Here are some activities that you can do to increase your cognitive abilities:
1. Playing the drums
A study published earlier this month in the journal Brain and Behavior examined the effects of drumming on the structure of the brain. The brains of 20 professional drummers (‘professional’ in the study meant those practising for 17 years for more than 10 hours a week) were compared with non-drummers using MRI scanning. Structural differences in the corpus callosum, which connects the two hemispheres of the brain and influences motor skills were observed. Drummers had fewer, but thicker fibres in this connective tract. This is linked to higher efficiency in transmitting messages across the hemispheres and elevated motor skills. The brains of drummers are less active during motor skills - a process called sparse sampling. What this means is that irrelevant information is filtered out during sensory interaction and associative learning is given a boost.

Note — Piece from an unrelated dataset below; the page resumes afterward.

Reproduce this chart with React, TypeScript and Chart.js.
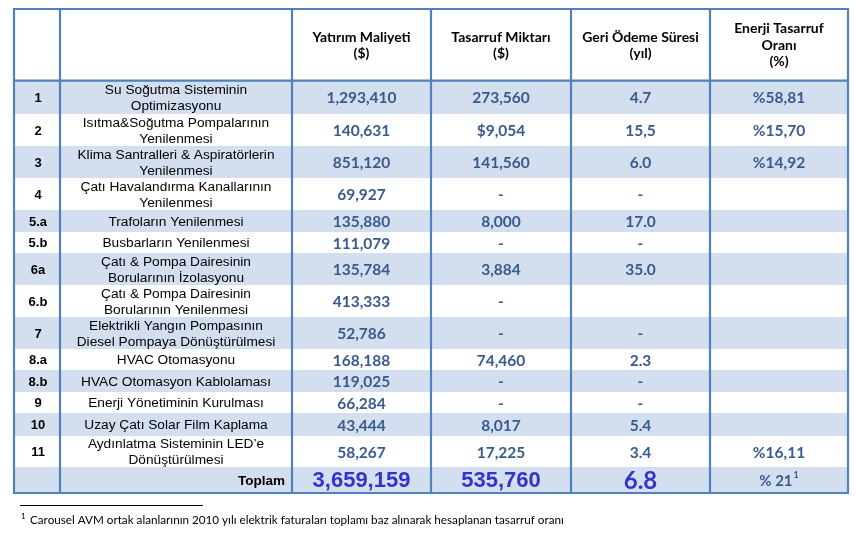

A highly cited study from the New England Journal of Medicine suggested that dancing increases mental sharpness at all ages. The study followed senior citizens (those over 75 years of age) for 21 years and assessed the effects of various mental and physical exercises on the onset of dementia. Interestingly, bicycling and swimming showed a 0% effect on the onset of symptoms, as did playing golf. Solving crossword puzzles 4 days a week had a 47% effect on lowering the risk of dementia and reading, 35%. Dancing frequently, however, showed a 76% effect.
Dr Robert Katzman, who was associated with the study said that the increased complexity of neuronal synapses may have contributed to the findings. Dancing is a complex activity that integrates several brain functions — kinesthetic, rational, musical, and emotional — and amplifying neural connectivity.
The study falls short in explaining why dancing promotes mental sharpness more than other physical activities such as swimming. But the association is clear: mental capacity is increased by exercising cognitive processes.
Interacting with new people challenges your assumptions, exposes you to new ideas, assists you with your own and offers avenues for collaboration. Taking from others' insights and perspectives can make you see your own opinions in a new light and add depth to them. Conversing with people also involves thinking on your feet and making several split-second decisions, keeping in mind social conventions and strategies. Every interaction is different and can’t be predicted - it is the dynamism that keeps the mind ticking.
4. Learning a new language
Being bilingual has been associated with greater cognitive ability and delay in the onset of dementia. Studies have shown that the executive functions of the brain are more efficient in bilinguals - this involves the command system of the brain which carries out complex mental tasks such as planning, decision making and problem-solving. The minds of bilinguals are ‘quieter’ in that there is less brain activity in comparison to monolinguals when performing these tasks; in the face of distractions and background noise, bilinguals are better able to sift through stimuli and arrive at conclusions. A heightened ability to monitor environments has been attributed to this - gauging which language to use when in a group may keep bilinguals in a more aware state.
Studies have also shown that those who are proficient bilinguals are more likely to stave off dementia and Alzheimer's than monolinguals.
As can be inferred, these are not abilities that can be learnt overnight. The trick to keeping the brain ‘young’ is keeping it engaged - hence the emphasis on wading into unfamiliar territory and keeping it primed.